Thanks for the help.

The website has dessert as "pineapple-coconut guava cake with chocolate crunch". The chocolate seems more like an accent than a main part of the dish.
 


But the OP said the kid "doesn't do chocolate" not "can't eat chocolate". Ergo it is a preference.

But if it was "can't eat" then it would be an allergy. Ergo, no need to lie.
 


We won't say she's allergic because she isn't. We'll work around the chocolate, if possible. If we can separate the chocolate from the rest of the cake, we will. If not, we'll locate her a non-chocolate dessert after the show. She is old enough to understand waiting for her dessert. I was just checking my options. Thanks for the info everybody.
 
We won't say she's allergic because she isn't. We'll work around the chocolate, if possible. If we can separate the chocolate from the rest of the cake, we will. If not, we'll locate her a non-chocolate dessert after the show. She is old enough to understand waiting for her dessert. I was just checking my options. Thanks for the info everybody.

You can always ask if there is a different option once you get there. You never know.
But I'm glad you're not taking the advice to lie about a food allergy. :goodvibes
 
Please don't lie about allergies. It is too serious of an issue for others to make this request a tool for preferences and not need.

I agree. I was not saying it is right. But I've never known them to sub a dessert on a set menu because of preferences.
What I disagreed with was the commenter's position that it was OK to lie and say that a person's preference to not eat something is an allergy in order to get preferential treatment.

I was not saying it was OK. I was saying that I have never heard of them substituting for a "preference". And it's NOT the first time I've seen it on here either.
 
The thing about lying about a food allergy is that allergies are treated with very specific kitchen protocols. These protocols make it possible for people with serious and life-threatening allergies to eat out. Every time a chef sees the word "allergy," they have to assume the customer’s condition is life-threatening and that they must avoid cross-contamination. The cooks consult a printed breakdown of ingredients in each dish to make sure the allergen isn’t hiding out in a component. They either grab new cutting boards, knives, and tongs or sanitize the ones in use. Even how the plate is brought out has to follow a protocol.

But when chefs and servers have people tell them they have an allergy, but then eat the food of others at their table, or claim a gluten "allergy" then order a beer, it often leads restaurants to be less accommodating. The people who suffer when this happens aren't people with preferences, it's the people with the allergies.

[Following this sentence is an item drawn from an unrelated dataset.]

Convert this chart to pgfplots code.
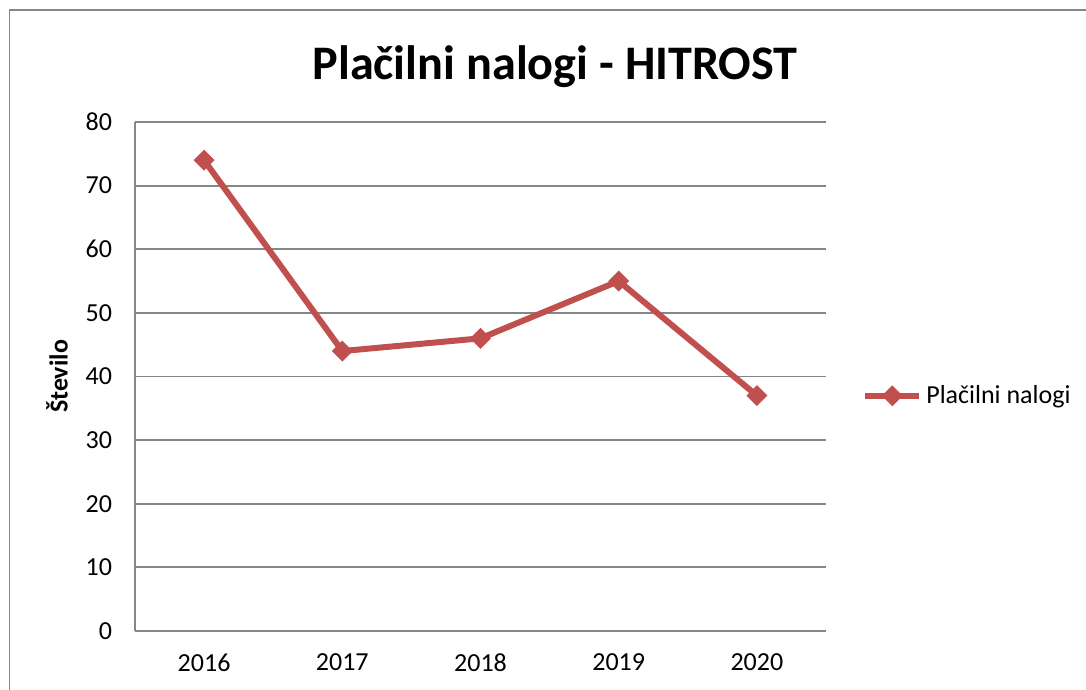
\documentclass[border=0pt]{standalone}
\usepackage{fontspec}
\setmainfont{Carlito}
\usepackage{pgfplots}
\pgfplotsset{compat=1.18}
\usepackage{xcolor}
\definecolor{xlred}{RGB}{192,80,77}
\definecolor{xlgray}{RGB}{134,134,134}

\begin{document}
\begin{tikzpicture}
\path[use as bounding box] (0pt,0pt) rectangle (543pt,345pt);
% chart frame (open at right and bottom, as in the screenshot)
\draw[xlgray, line width=0.9pt] (4.75pt,0pt) -- (4.75pt,340pt) -- (543pt,340pt);

\node[anchor=base, font=\bfseries\fontsize{24.1}{28}\selectfont] at (277.5pt,305pt) {Plačilni nalogi - HITROST};
\node[rotate=90, anchor=center, font=\bfseries\fontsize{13}{15}\selectfont] at (28.5pt,156.75pt) {Število};

\begin{axis}[
  at={(67.5pt,29.5pt)}, anchor=south west,
  scale only axis,
  width=345.5pt, height=254.5pt,
  xmin=-0.5, xmax=4.5,
  ymin=0, ymax=80,
  xtick={0,1,2,3,4},
  xticklabels={2016,2017,2018,2019,2020},
  ytick={0,10,...,80},
  major tick length=0pt,
  axis x line*=bottom,
  axis y line*=left,
  axis line style={xlgray, line width=1pt},
  ymajorgrids=true,
  grid style={xlgray, line width=0.9pt},
  tick label style={font=\fontsize{13}{15}\selectfont},
  /pgf/number format/assume math mode=true,
  yticklabel style={xshift=-8pt},
  xticklabel style={yshift=-8pt},
  clip=false,
  legend style={at={(1.052,0.462)}, anchor=west, draw=none, fill=none,
    font=\fontsize{13}{15}\selectfont, inner sep=0pt},
  legend image code/.code={
    \draw[#1, mark=none] (0pt,0pt) -- (27pt,0pt);
    \draw[#1, only marks] plot coordinates {(13.5pt,0pt)};
  },
]
\addplot[xlred, line width=3pt, mark=square*, mark size=3.5pt,
  mark options={rotate=45, solid, line width=0.4pt, fill=xlred}]
  coordinates {(0,74) (1,44) (2,46) (3,55) (4,37)};
\addlegendentry{Plačilni nalogi}
\end{axis}
\end{tikzpicture}
\end{document}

I don't know that Disney will become less accommodating. But claiming allergy isn't a "little white lie" at most TS or fixed-menu eateries. Even if they bring a dessert from another kitchen, those protocols come into play unless they're just bringing a packaged rice krispie treat or something.
 
So you think it's nobody's business? If lying gets them what they need that's okay? Just trying to follow your logic. :confused3

No one made you or the PP to whom I respond the buffet dessert morality police. You might want to aim that bullying judginess somewhere a little more useful in the grand scheme of things.
 
No one made you or the PP to whom I respond the buffet dessert morality police. You might want to aim that bullying judginess somewhere a little more useful in the grand scheme of things.

Bullying judginess? Really. I just asked you a question. If you don't want to answer the question I asked, don't.
@Dug720 clarified what she meant. I appreciate honest dialogue.

As I said before, I'm happy when people don't lie to say they have food allergies.